Exercise task :: Leave out the pictures and reproduce all of the data exactly.

Source excerpt ::

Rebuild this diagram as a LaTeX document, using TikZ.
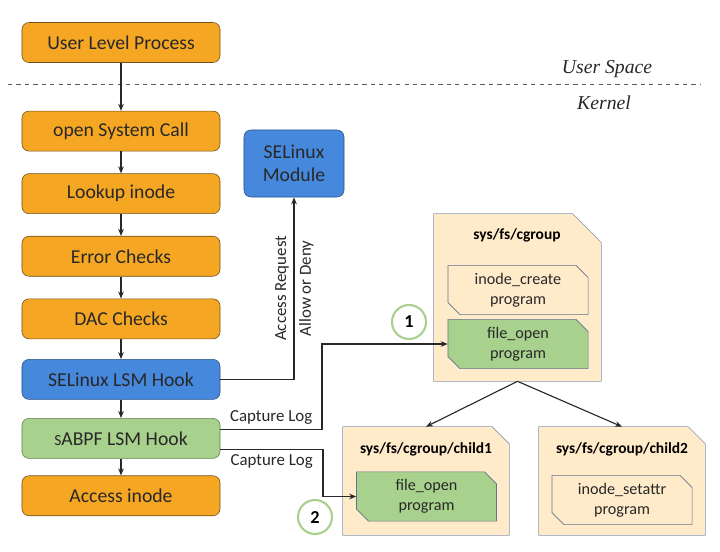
\documentclass[tikz,border=0pt]{standalone}
\usepackage{fontspec}
\setmainfont{Carlito}
\newfontfamily\labelserif{Liberation Serif}
\usepackage{tikz}
\usetikzlibrary{arrows.meta, positioning, shapes.misc, backgrounds, calc}
\definecolor{darkgray}{RGB}{40, 40, 40}
\definecolor{callorange}{RGB}{245, 166, 35}
\definecolor{callborder}{RGB}{110, 80, 30}
\definecolor{lsmblue}{RGB}{70, 136, 220}
\definecolor{lsmborder}{RGB}{40, 80, 140}
\definecolor{bpfgreen}{RGB}{169, 209, 142}
\definecolor{bpfborder}{RGB}{90, 130, 70}
\definecolor{folderfill}{RGB}{255, 235, 202}
\definecolor{folderborder}{RGB}{132, 151, 176}
\definecolor{progborder}{RGB}{100, 115, 140}

\begin{document}
\begin{tikzpicture}[
    x=0.025cm, y=-0.025cm,
    node distance=0.55cm,
    callbox/.style={draw=callborder, fill=callorange, rounded corners=5pt, minimum width=4.95cm, minimum height=1cm, font=\fontsize{14}{16}\selectfont, text=darkgray},
    lsmbox/.style={callbox, draw=lsmborder, fill=lsmblue},
    bpfbox/.style={callbox, draw=bpfborder, fill=bpfgreen},
    folder/.style={inner sep=0pt},
    folderline/.style={draw=folderborder, fill=folderfill},
    foldertitle/.style={font=\bfseries\fontsize{11}{13}\selectfont},
    prog/.style={chamfered rectangle, chamfered rectangle corners={north east, south west}, chamfered rectangle sep=0.15cm, draw=progborder, fill=folderfill, minimum width=3.5cm, minimum height=1.15cm, inner sep=1pt, align=center, font=\fontsize{11.5}{14.5}\selectfont, text=darkgray},
    badge/.style={circle, draw=bpfgreen, line width=1.5pt, fill=white, minimum size=0.85cm, font=\bfseries\fontsize{13}{15}\selectfont},
    lbl/.style={font=\fontsize{12}{14}\selectfont, text=darkgray},
    spacelbl/.style={font=\labelserif\itshape\fontsize{14}{16}\selectfont, text=darkgray},
    arrow/.style={-{Stealth[length=5pt, width=4pt]}, thick, darkgray}
]
    \useasboundingbox (0,0) rectangle (720,551);

    % Nodes - call path
    \node[callbox] (user) at (121,42.5) {User Level Process};
    \node[callbox, below=1.2cm of user] (open) {open System Call};
    \node[callbox, below=of open] (lookup) {Lookup inode};
    \node[callbox, below=of lookup] (errors) {Error Checks};
    \node[callbox, below=of errors] (dac) {DAC Checks};
    \node[lsmbox, below=0.5cm of dac] (selhook) {SELinux LSM Hook};
    \node[bpfbox, below=0.46cm of selhook] (sabpf) {{\fontsize{11}{16}\selectfont S}ABPF LSM Hook};
    \node[callbox, below=0.42cm of sabpf] (access) {Access inode};

    % Nodes - SELinux module
    \node[lsmbox, minimum width=2.5cm, minimum height=1.675cm, align=center] (semod) at (294,163.5) {SELinux\\Module};

    % User space / kernel split
    \draw[dashed, gray!70!black, thin] (8,84) -- (700,84);
    \node[spacelbl] (uspace) at (607,69) {User Space};
    \node[spacelbl] (kernel) at (604,103) {Kernel};

    % Nodes - cgroup folders
    \node[folder, minimum width=4.175cm, minimum height=4.175cm] (cgroup) at (517.5,297.5) {};
    \node[folder, minimum width=4.15cm, minimum height=2.7cm] (child1) at (426,481) {};
    \node[folder, minimum width=4.15cm, minimum height=2.7cm] (child2) at (622,481) {};
    \begin{scope}[on background layer]
        \foreach \f/\c in {cgroup/0.72cm, child1/0.43cm, child2/0.43cm}
            \draw[folderline] (\f.south west) -- (\f.north west) -- ([xshift=-\c]\f.north east)
                -- ([yshift=-\c]\f.north east) -- (\f.south east) -- cycle;
    \end{scope}
    \node[foldertitle] (cgtitle) at (517,235) {sys/fs/cgroup};
    \node[foldertitle] (c1title) at (426,449) {sys/fs/cgroup/child1};
    \node[foldertitle] (c2title) at (622,449) {sys/fs/cgroup/child2};

    % Nodes - programs
    \node[prog] (icreate) at (518,290) {inode\_create\\program};
    \node[prog, fill=bpfgreen] (fopen1) at (518,344) {file\_open\\program};
    \node[prog, fill=bpfgreen] (fopen2) at (426.5,496.5) {file\_open\\program};
    \node[prog] (isetattr) at (622,500) {inode\_setattr\\program};

    % Nodes - markers
    \node[badge] (num1) at (409,322) {1};
    \node[badge] (num2) at (315,517) {2};

    % Arrows - call path
    \draw[arrow] (user) -- (open);
    \draw[arrow] (open) -- (lookup);
    \draw[arrow] (lookup) -- (errors);
    \draw[arrow] (errors) -- (dac);
    \draw[arrow] (dac) -- (selhook);
    \draw[arrow] (selhook) -- (sabpf);
    \draw[arrow] (sabpf) -- (access);

    % Arrows - hooks
    \draw[arrow] (selhook.east) -| (semod.south)
        node[lbl, pos=0.75, above, sloped] {Access Request}
        node[lbl, pos=0.75, below, sloped] {Allow or Deny};
    \coordinate (bend1) at (322,0);
    \coordinate (bend2) at (323,0);
    \draw[arrow] ($(sabpf.east)+(0,-9)$) -| (bend1 |- fopen1.west)
        node[lbl, pos=0.25, above] {Capture Log} -- (fopen1.west);
    \draw[arrow] ($(sabpf.east)+(0,11)$) -| (bend2 |- fopen2.west)
        node[lbl, pos=0.25, below] {Capture Log} -- (fopen2.west);

    % Arrows - cgroup hierarchy
    \draw[arrow] (cgroup.south) -- (child1.north);
    \draw[arrow] (cgroup.south) -- (child2.north);
\end{tikzpicture}
\end{document}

Written solution ::
Rebuild this diagram as a LaTeX document, using TikZ.
\documentclass[tikz,border=0pt]{standalone}
\usepackage{fontspec}
\setmainfont{Carlito}
\newfontfamily\labelserif{Liberation Serif}
\usepackage{tikz}
\usetikzlibrary{arrows.meta, positioning, shapes.misc, backgrounds, calc}
\definecolor{darkgray}{RGB}{40, 40, 40}
\definecolor{callorange}{RGB}{245, 166, 35}
\definecolor{callborder}{RGB}{110, 80, 30}
\definecolor{lsmblue}{RGB}{70, 136, 220}
\definecolor{lsmborder}{RGB}{40, 80, 140}
\definecolor{bpfgreen}{RGB}{169, 209, 142}
\definecolor{bpfborder}{RGB}{90, 130, 70}
\definecolor{folderfill}{RGB}{255, 235, 202}
\definecolor{folderborder}{RGB}{132, 151, 176}
\definecolor{progborder}{RGB}{100, 115, 140}

\begin{document}
\begin{tikzpicture}[
    x=0.025cm, y=-0.025cm,
    node distance=0.55cm,
    callbox/.style={draw=callborder, fill=callorange, rounded corners=5pt, minimum width=4.95cm, minimum height=1cm, font=\fontsize{14}{16}\selectfont, text=darkgray},
    lsmbox/.style={callbox, draw=lsmborder, fill=lsmblue},
    bpfbox/.style={callbox, draw=bpfborder, fill=bpfgreen},
    folder/.style={inner sep=0pt},
    folderline/.style={draw=folderborder, fill=folderfill},
    foldertitle/.style={font=\bfseries\fontsize{11}{13}\selectfont},
    prog/.style={chamfered rectangle, chamfered rectangle corners={north east, south west}, chamfered rectangle sep=0.15cm, draw=progborder, fill=folderfill, minimum width=3.5cm, minimum height=1.15cm, inner sep=1pt, align=center, font=\fontsize{11.5}{14.5}\selectfont, text=darkgray},
    badge/.style={circle, draw=bpfgreen, line width=1.5pt, fill=white, minimum size=0.85cm, font=\bfseries\fontsize{13}{15}\selectfont},
    lbl/.style={font=\fontsize{12}{14}\selectfont, text=darkgray},
    spacelbl/.style={font=\labelserif\itshape\fontsize{14}{16}\selectfont, text=darkgray},
    arrow/.style={-{Stealth[length=5pt, width=4pt]}, thick, darkgray}
]
    \useasboundingbox (0,0) rectangle (720,551);

    % Nodes - call path
    \node[callbox] (user) at (121,42.5) {User Level Process};
    \node[callbox, below=1.2cm of user] (open) {open System Call};
    \node[callbox, below=of open] (lookup) {Lookup inode};
    \node[callbox, below=of lookup] (errors) {Error Checks};
    \node[callbox, below=of errors] (dac) {DAC Checks};
    \node[lsmbox, below=0.5cm of dac] (selhook) {SELinux LSM Hook};
    \node[bpfbox, below=0.46cm of selhook] (sabpf) {{\fontsize{11}{16}\selectfont S}ABPF LSM Hook};
    \node[callbox, below=0.42cm of sabpf] (access) {Access inode};

    % Nodes - SELinux module
    \node[lsmbox, minimum width=2.5cm, minimum height=1.675cm, align=center] (semod) at (294,163.5) {SELinux\\Module};

    % User space / kernel split
    \draw[dashed, gray!70!black, thin] (8,84) -- (700,84);
    \node[spacelbl] (uspace) at (607,69) {User Space};
    \node[spacelbl] (kernel) at (604,103) {Kernel};

    % Nodes - cgroup folders
    \node[folder, minimum width=4.175cm, minimum height=4.175cm] (cgroup) at (517.5,297.5) {};
    \node[folder, minimum width=4.15cm, minimum height=2.7cm] (child1) at (426,481) {};
    \node[folder, minimum width=4.15cm, minimum height=2.7cm] (child2) at (622,481) {};
    \begin{scope}[on background layer]
        \foreach \f/\c in {cgroup/0.72cm, child1/0.43cm, child2/0.43cm}
            \draw[folderline] (\f.south west) -- (\f.north west) -- ([xshift=-\c]\f.north east)
                -- ([yshift=-\c]\f.north east) -- (\f.south east) -- cycle;
    \end{scope}
    \node[foldertitle] (cgtitle) at (517,235) {sys/fs/cgroup};
    \node[foldertitle] (c1title) at (426,449) {sys/fs/cgroup/child1};
    \node[foldertitle] (c2title) at (622,449) {sys/fs/cgroup/child2};

    % Nodes - programs
    \node[prog] (icreate) at (518,290) {inode\_create\\program};
    \node[prog, fill=bpfgreen] (fopen1) at (518,344) {file\_open\\program};
    \node[prog, fill=bpfgreen] (fopen2) at (426.5,496.5) {file\_open\\program};
    \node[prog] (isetattr) at (622,500) {inode\_setattr\\program};

    % Nodes - markers
    \node[badge] (num1) at (409,322) {1};
    \node[badge] (num2) at (315,517) {2};

    % Arrows - call path
    \draw[arrow] (user) -- (open);
    \draw[arrow] (open) -- (lookup);
    \draw[arrow] (lookup) -- (errors);
    \draw[arrow] (errors) -- (dac);
    \draw[arrow] (dac) -- (selhook);
    \draw[arrow] (selhook) -- (sabpf);
    \draw[arrow] (sabpf) -- (access);

    % Arrows - hooks
    \draw[arrow] (selhook.east) -| (semod.south)
        node[lbl, pos=0.75, above, sloped] {Access Request}
        node[lbl, pos=0.75, below, sloped] {Allow or Deny};
    \coordinate (bend1) at (322,0);
    \coordinate (bend2) at (323,0);
    \draw[arrow] ($(sabpf.east)+(0,-9)$) -| (bend1 |- fopen1.west)
        node[lbl, pos=0.25, above] {Capture Log} -- (fopen1.west);
    \draw[arrow] ($(sabpf.east)+(0,11)$) -| (bend2 |- fopen2.west)
        node[lbl, pos=0.25, below] {Capture Log} -- (fopen2.west);

    % Arrows - cgroup hierarchy
    \draw[arrow] (cgroup.south) -- (child1.north);
    \draw[arrow] (cgroup.south) -- (child2.north);
\end{tikzpicture}
\end{document}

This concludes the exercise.